After being part of the "furlough wave" in the airline industry on October 1, I elected for COBRA to continue my health insurance because 1.) I was in the middle of an active medical condition, and 2.) the health insurance was excellent ($15 copay for a $17k procedure in June). However, since health insurance is immediately cancelled on the date of loss of employment (Oct 1), and since I didn't receive paperwork to even make COBRA elections until Oct 19, there is no way for my insurance to be verified in the mean time.

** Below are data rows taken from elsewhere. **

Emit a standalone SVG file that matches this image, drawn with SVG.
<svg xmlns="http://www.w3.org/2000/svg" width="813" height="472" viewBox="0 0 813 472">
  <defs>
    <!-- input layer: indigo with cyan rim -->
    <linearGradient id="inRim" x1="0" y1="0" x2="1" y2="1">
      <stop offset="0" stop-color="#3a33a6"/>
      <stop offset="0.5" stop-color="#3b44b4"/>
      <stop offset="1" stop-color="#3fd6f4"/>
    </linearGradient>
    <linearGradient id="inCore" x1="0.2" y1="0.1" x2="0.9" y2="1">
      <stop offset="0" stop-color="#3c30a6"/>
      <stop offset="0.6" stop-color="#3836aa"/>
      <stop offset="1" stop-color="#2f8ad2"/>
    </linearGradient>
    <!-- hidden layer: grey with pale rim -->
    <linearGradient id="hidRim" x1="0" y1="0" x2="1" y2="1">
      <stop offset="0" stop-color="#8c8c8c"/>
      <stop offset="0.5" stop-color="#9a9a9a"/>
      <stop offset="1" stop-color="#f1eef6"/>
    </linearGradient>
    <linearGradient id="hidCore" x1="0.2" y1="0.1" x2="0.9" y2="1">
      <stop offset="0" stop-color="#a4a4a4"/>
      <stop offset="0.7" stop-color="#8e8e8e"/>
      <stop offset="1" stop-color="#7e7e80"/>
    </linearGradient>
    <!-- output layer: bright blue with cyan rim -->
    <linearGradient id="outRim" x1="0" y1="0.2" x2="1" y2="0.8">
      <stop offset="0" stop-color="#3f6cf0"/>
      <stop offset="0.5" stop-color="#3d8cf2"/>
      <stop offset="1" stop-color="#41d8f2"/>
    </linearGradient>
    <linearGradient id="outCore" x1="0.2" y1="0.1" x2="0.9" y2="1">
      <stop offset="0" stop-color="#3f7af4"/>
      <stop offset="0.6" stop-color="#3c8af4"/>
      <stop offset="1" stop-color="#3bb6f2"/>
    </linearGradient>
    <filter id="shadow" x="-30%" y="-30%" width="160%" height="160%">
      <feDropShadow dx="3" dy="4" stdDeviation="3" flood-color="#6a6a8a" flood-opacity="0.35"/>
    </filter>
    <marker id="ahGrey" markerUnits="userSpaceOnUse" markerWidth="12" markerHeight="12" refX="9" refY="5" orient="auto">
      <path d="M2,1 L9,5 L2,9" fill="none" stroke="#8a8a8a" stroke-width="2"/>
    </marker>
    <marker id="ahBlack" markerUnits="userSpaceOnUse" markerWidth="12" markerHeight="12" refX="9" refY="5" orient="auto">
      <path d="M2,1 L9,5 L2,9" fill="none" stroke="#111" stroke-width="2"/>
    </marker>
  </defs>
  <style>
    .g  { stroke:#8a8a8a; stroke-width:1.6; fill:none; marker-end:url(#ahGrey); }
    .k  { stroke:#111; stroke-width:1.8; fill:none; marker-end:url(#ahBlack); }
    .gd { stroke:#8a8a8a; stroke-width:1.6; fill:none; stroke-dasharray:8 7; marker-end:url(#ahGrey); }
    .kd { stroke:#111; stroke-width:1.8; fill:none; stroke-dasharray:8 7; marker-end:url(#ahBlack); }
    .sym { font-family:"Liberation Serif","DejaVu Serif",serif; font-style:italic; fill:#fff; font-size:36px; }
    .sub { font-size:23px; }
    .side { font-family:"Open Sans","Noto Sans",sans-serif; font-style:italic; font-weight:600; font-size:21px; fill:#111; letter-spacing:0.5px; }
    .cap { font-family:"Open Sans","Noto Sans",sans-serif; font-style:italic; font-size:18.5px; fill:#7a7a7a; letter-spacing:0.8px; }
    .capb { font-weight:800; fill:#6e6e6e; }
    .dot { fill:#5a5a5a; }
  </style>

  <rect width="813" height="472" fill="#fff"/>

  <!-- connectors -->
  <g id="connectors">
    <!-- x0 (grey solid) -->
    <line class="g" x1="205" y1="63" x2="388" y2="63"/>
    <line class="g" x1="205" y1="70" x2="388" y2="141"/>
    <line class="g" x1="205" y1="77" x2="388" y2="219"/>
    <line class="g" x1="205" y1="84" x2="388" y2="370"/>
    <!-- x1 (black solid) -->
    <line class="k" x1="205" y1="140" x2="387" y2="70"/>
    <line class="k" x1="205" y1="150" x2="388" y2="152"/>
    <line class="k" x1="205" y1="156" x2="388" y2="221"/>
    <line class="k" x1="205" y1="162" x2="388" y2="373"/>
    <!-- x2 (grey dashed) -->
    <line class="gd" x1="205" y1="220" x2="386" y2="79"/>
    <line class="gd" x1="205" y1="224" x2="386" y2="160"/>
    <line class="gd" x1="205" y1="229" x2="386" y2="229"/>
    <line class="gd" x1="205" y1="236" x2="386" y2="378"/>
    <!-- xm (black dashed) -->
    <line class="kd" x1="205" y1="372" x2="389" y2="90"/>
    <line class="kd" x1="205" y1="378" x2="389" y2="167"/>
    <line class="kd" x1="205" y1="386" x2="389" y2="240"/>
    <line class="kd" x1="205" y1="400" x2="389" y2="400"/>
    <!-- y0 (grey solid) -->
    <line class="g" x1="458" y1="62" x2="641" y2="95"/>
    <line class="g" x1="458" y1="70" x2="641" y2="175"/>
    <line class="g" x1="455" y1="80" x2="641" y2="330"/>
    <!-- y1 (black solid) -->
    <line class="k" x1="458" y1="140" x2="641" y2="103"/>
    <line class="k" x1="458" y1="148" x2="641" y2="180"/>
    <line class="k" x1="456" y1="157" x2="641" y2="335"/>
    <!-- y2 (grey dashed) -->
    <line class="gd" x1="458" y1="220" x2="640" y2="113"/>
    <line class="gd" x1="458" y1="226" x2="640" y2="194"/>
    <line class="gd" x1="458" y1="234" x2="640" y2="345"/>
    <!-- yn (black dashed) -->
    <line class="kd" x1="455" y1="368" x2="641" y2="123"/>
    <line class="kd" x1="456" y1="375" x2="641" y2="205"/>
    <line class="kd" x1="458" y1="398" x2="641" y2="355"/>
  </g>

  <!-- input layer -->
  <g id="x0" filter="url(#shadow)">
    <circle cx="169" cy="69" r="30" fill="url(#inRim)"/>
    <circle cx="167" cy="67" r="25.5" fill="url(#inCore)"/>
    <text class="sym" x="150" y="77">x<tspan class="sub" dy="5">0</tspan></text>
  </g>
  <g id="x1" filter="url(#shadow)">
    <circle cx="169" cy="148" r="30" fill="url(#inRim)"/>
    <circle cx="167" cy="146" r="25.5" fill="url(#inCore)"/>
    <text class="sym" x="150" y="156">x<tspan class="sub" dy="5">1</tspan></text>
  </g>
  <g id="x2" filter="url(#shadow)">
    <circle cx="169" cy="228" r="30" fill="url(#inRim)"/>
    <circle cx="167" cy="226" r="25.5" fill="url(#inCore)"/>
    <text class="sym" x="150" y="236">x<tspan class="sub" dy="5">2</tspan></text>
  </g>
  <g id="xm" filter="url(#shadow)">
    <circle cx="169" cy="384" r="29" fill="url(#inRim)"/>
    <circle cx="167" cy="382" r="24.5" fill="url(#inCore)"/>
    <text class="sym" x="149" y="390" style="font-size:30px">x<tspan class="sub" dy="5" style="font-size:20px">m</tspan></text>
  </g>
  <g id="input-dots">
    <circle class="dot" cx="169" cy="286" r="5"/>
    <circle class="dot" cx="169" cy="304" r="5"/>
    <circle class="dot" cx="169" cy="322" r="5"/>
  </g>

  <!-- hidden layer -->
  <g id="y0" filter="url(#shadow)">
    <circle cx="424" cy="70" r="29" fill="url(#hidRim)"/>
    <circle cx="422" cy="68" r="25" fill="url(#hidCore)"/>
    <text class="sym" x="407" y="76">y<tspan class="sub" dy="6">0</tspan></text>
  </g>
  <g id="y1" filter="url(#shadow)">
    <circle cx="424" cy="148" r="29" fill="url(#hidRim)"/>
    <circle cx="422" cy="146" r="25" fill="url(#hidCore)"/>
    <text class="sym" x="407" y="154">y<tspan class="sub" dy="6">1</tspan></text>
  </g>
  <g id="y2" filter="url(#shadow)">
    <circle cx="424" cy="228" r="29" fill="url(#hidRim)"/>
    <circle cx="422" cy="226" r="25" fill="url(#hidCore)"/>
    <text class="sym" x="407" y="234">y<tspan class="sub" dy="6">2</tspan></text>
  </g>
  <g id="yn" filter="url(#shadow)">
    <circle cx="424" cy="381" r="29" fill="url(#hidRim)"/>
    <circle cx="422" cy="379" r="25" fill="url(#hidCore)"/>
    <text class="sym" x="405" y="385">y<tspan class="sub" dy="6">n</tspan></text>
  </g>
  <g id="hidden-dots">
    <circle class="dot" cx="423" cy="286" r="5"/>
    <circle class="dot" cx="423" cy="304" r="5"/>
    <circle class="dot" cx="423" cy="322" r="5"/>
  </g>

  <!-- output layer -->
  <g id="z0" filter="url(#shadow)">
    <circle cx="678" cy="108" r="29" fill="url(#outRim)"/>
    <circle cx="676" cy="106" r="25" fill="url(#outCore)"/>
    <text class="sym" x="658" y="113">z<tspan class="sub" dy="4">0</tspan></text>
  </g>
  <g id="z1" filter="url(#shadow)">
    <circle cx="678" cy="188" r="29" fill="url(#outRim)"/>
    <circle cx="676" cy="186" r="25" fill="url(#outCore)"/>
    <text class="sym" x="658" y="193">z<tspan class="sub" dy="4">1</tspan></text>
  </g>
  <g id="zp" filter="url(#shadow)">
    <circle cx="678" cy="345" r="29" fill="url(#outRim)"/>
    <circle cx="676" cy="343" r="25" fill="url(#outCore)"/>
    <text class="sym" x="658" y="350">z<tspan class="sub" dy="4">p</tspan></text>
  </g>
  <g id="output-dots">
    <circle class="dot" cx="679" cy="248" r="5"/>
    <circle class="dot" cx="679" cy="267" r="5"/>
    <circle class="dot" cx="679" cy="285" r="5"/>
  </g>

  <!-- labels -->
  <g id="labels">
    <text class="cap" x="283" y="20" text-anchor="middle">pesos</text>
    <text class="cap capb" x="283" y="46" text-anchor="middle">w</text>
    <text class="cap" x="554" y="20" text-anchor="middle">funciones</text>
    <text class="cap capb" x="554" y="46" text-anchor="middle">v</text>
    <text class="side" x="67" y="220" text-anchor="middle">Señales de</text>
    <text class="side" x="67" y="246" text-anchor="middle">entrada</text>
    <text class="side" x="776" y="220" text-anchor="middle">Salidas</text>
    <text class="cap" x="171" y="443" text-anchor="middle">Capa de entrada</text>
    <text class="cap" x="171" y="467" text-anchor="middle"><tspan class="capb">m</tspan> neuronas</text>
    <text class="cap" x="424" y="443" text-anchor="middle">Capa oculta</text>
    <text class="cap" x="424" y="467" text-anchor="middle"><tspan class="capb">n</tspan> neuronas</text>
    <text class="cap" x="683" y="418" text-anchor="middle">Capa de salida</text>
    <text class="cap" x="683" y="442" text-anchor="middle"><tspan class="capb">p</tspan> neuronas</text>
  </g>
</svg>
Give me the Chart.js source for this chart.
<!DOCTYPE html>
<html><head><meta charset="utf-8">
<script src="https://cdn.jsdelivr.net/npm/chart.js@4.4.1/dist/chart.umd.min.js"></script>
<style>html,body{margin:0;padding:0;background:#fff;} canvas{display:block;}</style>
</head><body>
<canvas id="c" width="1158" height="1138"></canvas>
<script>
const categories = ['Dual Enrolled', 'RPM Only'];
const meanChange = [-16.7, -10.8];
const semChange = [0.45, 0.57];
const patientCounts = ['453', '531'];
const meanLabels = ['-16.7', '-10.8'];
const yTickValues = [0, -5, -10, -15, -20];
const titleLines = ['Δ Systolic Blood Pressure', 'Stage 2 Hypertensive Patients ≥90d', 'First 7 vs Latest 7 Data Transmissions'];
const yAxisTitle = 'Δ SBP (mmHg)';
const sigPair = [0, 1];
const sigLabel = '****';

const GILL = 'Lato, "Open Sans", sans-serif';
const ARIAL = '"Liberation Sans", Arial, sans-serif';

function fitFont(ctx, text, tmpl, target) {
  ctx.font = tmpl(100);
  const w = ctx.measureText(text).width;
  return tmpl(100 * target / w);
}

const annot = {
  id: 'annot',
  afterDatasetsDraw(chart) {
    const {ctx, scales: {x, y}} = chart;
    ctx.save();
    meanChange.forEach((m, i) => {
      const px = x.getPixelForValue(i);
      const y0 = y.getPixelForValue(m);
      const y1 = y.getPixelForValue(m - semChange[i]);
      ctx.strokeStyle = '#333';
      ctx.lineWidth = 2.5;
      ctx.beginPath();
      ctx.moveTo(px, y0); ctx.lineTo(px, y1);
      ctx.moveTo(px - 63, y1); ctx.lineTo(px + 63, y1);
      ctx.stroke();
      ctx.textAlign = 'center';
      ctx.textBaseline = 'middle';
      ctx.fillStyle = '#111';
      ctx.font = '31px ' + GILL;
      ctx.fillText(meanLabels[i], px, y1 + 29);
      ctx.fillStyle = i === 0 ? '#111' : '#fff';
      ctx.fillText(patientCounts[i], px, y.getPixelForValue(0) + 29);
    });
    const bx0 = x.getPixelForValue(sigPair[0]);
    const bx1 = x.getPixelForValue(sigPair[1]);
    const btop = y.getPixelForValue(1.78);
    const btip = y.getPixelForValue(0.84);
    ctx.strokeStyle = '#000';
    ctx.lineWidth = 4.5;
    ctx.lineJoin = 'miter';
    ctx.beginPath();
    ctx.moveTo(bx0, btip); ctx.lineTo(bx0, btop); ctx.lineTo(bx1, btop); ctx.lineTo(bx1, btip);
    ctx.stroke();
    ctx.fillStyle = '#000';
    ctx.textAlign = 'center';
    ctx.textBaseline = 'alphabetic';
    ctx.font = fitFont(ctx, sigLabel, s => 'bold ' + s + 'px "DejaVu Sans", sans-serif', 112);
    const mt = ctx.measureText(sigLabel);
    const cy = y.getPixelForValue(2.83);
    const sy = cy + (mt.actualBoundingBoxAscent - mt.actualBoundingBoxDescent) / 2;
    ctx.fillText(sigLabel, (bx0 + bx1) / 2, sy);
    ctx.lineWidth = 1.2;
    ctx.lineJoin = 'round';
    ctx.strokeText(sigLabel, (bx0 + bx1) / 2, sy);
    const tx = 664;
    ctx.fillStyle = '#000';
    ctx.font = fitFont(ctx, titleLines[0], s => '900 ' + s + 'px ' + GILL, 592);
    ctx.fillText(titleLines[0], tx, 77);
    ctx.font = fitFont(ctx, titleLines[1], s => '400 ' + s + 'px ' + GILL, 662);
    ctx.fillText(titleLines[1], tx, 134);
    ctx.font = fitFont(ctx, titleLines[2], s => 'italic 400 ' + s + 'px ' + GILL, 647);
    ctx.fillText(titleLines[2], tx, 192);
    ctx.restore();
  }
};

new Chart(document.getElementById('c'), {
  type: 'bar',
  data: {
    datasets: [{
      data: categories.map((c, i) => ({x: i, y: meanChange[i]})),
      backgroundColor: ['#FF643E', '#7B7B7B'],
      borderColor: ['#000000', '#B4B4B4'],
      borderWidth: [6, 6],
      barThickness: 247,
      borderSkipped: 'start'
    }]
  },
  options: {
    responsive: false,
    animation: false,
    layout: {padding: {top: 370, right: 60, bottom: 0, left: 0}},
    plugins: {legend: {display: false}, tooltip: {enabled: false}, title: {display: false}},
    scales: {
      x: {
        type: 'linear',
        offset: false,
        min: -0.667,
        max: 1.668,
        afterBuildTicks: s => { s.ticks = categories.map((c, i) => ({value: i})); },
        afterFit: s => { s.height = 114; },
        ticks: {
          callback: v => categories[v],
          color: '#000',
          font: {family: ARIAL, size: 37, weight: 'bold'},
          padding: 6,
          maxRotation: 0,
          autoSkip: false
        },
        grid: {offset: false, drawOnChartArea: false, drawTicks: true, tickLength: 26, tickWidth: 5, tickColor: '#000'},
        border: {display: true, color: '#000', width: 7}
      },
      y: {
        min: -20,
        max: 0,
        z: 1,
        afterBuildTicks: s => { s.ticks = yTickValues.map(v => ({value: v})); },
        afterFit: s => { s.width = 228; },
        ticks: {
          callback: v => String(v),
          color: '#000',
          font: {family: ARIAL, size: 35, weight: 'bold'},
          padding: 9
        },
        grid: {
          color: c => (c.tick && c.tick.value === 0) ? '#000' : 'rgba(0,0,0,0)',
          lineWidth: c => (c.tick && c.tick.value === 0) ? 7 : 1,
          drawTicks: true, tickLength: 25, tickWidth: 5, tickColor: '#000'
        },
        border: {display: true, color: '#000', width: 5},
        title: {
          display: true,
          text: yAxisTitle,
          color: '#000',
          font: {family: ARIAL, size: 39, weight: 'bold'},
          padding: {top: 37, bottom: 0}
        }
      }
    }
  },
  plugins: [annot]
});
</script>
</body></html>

Since I had time on my hands (thanks to the furlough), and was eager to not delay care for my medical condition (especially when I'm paying for health insurance after all), I opted to get a screening procedure out of the way while in the "COBRA gap". Since my insurance showed inactive to the doctor's office, I was told I had to cancel the procedure until it could be verified. Knowing verification could take another few weeks and that I was already paying full priced COBRA premiums for October, I thought I should be able to receive treatment without delay. The doctor's office offered an "uninsured" price for the procedure of $1300. I contacted insurance (Anthem BCBS) and asked if I could file a claim for this procedure once it was retroactively activated. They said yes I could and I went ahead with the procedure.
Fast forward to the first week of November and COBRA "kicks in", now it's evident to everyone I was covered from October 1 to present. I went ahead to file the claim and Anthem said claims were required to be filed by the doctor's office when in network. So I asked the doctor's office to resubmit the claim and they said it's against their policy to submit a claim when a patient opts for the "uninsured" payment, which was not disclosed to me prior to the procedure even after explaining the COBRA situation. So now I'm in limbo between Anthem and the doctor's when I paid $1300 for something that should have been $15 while paying $800/month for COBRA premiums. (The employer paid 75% of the premium, I would have gotten a cheaper option if I wasn't in the middle of a health issue).
Anyone have similar scenarios? I know there is a state insurance board but honestly I don't see what the problem would be for the doctor's office to just resubmit the claim (against their policy) and have Anthem pay their contract rate for it. I've contacted Anthem several times about this, and no one will elevate it to plan administrators/case managers even though I've asked directly for them.
tl;dr got an elective in network procedure during the "COBRA gap", provider won't resubmit the claim, insurance won't let me submit the claim myself, and I'm out $1.3k after paying a ton in premiums.